Lange währt gut

Erst Zwist, dann Streckenrekord, am Ende ein Heiratsantrag: Patrick Lange gewinnt auf Hawaii den Ironman – und weiß, dass es ein Teamerfolg war

Auch bei der „vierten Disziplin“, dem Wechsel, Spitze: Patrick Lange (2. v. r.) Foto: dpa/ap/Garcia

Von Frank Hellmann

Hinterher hat Patrick Lange die Schirmmütze wieder richtigherum getragen. Und sie war dann auch wieder hellblau statt weiß, was ein sehr farbenfrohes Motiv mit der stacheligen grünen Krone ergab, die alljährlich jedem Champion beim Ironman Hawaii aufgesetzt wird. Stunden nach seinem größten Triumph bekannte der Triathlet einigermaßen gefasst: „Es braucht wohl Wochen, bis das eingesunken ist.“

Denn noch nie hat ein Mensch beim Ironman Hawaii für die Strapaze mit 3,8 Kilometer Schwimmen in der Bucht von Kailua-Kona, 180 Kilometer Radfahren raus bis zum Wendepunkt nach Hawi und 42 Kilometer Laufen bis zum Ziel am Alii Drive weniger als acht Stunden gebracht.

In der 41. Auflage ist es dem 32 Jahre alten Südhessen bei der 1978 aus der Taufe gehobenen Veranstaltung gelungen, der mit der Fabelzeit von 7:52:39 Stunden seinen Strecken­rekord unterbot.

Nach der verletzungsbedingten Absage von Jan Frodeno, der bereits für 2019 ankündigte, dann aber den Rest der „Eisenmänner“ fressen zu wollen, war Konkurrenz weit und breit wegen Langes famoser Laufleistung nicht mehr in Sicht. Der ehemalige Physiotherapeut lief ein taktisch perfektes Rennen und nutzte die günstige Witterung – kaum Wind, erträgliche Temperaturen – für den Husarenstreich in der Zeitenmessung.
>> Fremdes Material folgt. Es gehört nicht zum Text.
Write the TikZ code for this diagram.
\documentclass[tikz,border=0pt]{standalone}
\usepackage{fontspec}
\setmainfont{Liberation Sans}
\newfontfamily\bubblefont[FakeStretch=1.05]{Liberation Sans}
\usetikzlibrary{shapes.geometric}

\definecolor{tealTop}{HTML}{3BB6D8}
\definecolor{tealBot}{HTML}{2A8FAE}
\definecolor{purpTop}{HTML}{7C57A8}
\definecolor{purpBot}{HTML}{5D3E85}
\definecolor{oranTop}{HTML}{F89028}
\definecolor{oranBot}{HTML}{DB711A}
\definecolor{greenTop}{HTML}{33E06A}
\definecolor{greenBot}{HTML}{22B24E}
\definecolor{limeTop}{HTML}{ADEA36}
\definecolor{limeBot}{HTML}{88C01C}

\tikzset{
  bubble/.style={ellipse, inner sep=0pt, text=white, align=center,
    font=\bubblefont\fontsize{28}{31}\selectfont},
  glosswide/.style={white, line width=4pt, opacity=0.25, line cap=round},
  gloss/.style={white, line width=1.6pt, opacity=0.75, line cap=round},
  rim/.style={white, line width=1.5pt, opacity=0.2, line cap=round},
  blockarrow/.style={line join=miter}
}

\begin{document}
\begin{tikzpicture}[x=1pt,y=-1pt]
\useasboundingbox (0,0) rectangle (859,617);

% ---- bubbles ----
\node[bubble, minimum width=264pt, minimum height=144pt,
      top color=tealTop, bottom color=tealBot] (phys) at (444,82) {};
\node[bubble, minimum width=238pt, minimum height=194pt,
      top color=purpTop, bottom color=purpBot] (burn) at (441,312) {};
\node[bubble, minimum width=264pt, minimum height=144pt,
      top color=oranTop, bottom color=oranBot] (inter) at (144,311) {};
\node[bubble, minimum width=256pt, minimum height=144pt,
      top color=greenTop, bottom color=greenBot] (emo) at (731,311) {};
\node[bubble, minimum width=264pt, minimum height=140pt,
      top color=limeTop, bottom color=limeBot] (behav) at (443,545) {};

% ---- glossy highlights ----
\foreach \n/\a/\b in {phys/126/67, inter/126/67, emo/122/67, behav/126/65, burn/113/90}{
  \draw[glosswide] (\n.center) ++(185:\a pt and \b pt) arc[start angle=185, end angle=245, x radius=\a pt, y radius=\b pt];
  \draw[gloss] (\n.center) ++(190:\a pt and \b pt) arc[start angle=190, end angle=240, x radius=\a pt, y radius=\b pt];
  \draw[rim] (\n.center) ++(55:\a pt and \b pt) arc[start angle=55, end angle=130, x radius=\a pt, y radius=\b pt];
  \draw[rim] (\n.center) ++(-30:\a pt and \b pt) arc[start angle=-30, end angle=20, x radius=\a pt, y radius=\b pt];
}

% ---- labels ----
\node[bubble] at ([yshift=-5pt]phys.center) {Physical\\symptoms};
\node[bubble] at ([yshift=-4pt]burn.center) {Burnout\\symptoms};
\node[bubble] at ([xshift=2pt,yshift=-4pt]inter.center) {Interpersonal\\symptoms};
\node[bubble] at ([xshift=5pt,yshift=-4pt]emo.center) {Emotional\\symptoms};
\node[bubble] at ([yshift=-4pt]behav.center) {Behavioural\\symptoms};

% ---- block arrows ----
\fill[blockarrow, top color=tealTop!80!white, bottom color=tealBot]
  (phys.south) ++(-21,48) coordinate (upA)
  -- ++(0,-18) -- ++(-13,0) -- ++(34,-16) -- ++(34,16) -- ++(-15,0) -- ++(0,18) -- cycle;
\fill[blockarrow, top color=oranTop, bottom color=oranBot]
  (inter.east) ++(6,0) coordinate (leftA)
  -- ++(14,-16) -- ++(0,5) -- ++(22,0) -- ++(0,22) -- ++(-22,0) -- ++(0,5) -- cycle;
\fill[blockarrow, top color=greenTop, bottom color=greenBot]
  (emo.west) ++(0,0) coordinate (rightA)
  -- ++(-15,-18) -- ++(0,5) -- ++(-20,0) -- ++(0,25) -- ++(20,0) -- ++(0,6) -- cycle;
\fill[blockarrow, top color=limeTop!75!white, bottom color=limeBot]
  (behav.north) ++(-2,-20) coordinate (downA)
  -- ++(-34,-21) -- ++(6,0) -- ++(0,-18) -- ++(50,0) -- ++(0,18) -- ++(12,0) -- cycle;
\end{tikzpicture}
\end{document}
Der Belgier Bart Aernouts kam nach mehr als 4 Minuten Rückstand ins Ziel, mehr als 8 wies der Brite David McNamee auf. Danach berichtete der Darmstädter ergriffen vom „intensivsten und schönsten Tag aller Zeiten“, was dem geschuldet war, was nicht nur Sportbegeisterte bewegte: Seit Wochen, ja Monaten hatte Lange mit sich ausgemacht, seiner Freundin Julia Hofmann einen Heiratsantrag zu machen. „Mir war klar, das mache ich, wenn ich gewinne. Das hat mich auch getragen, das Training noch härter anzugehen“, erzählte er nun hinterher. Im Zielbereich schleppte er sich mit letzter Kraft auf seine Freundin zu und bat um ihre Hand.

„Geilste Sau der Welt.“

Patrick Lange über seinen Teamkollegen Andreas Dreitz

Fast so kitschig wie im Hollywoodstreifen. Aber es war nicht der einzige Schuss Extramotivation, den Lange für sich nutzte. Der zweite Antrieb war der vermeintliche Zwist mit seinem Landsmann Sebastian Kienle, der ihm im Vorfeld den Vorwurf gemacht hatte, zu oft die Grenzen auszureizen und Strafen etwa wegen Windschattenfahrens zu kassieren. Beinahe skurril, dass Kienle dann einen Raddefekt hatte, das Hinterrad tauschen und später wegen Achillessehnenproblemen sogar ganz aussteigen musste. Der 34-Jährige hat nun nicht mehr unendlich viel Zeit, seinen Hawaii-Sieg von 2014 zu wiederholen.

Lange befand, aus dem Streit sei im Vorfeld zu viel gemacht worden. „Das wurde groß aufgekocht. Ich habe mich aber beim Start mit Sebastian noch unterhalten. Ich habe sicherlich bessere Freunde, aber mich hat das zusätzlich motiviert. Das war ein cooles Feature, um mehr Aufmerksamkeit zu bekommen.“

In seiner Analyse durfte nicht fehlen, wie sehr ihm nach einer eher bescheidenden Schwimmleistung die Unterstützung seines Kumpels Andreas Dreitz geholfen habe. Dass sein Rückstand auf die besten Radfahrer an der Spitze nicht zu groß geworden war, hatte er ihm zu verdanken. „Geilste Sau der Welt, ohne ihn wäre das nicht möglich gewesen. Er hat mich nach vorne gefahren“, lobte Lange den 29-Jährigen aus Lichtenfels, der als zweitbester Deutsche am Ende auf Platz 13 landete.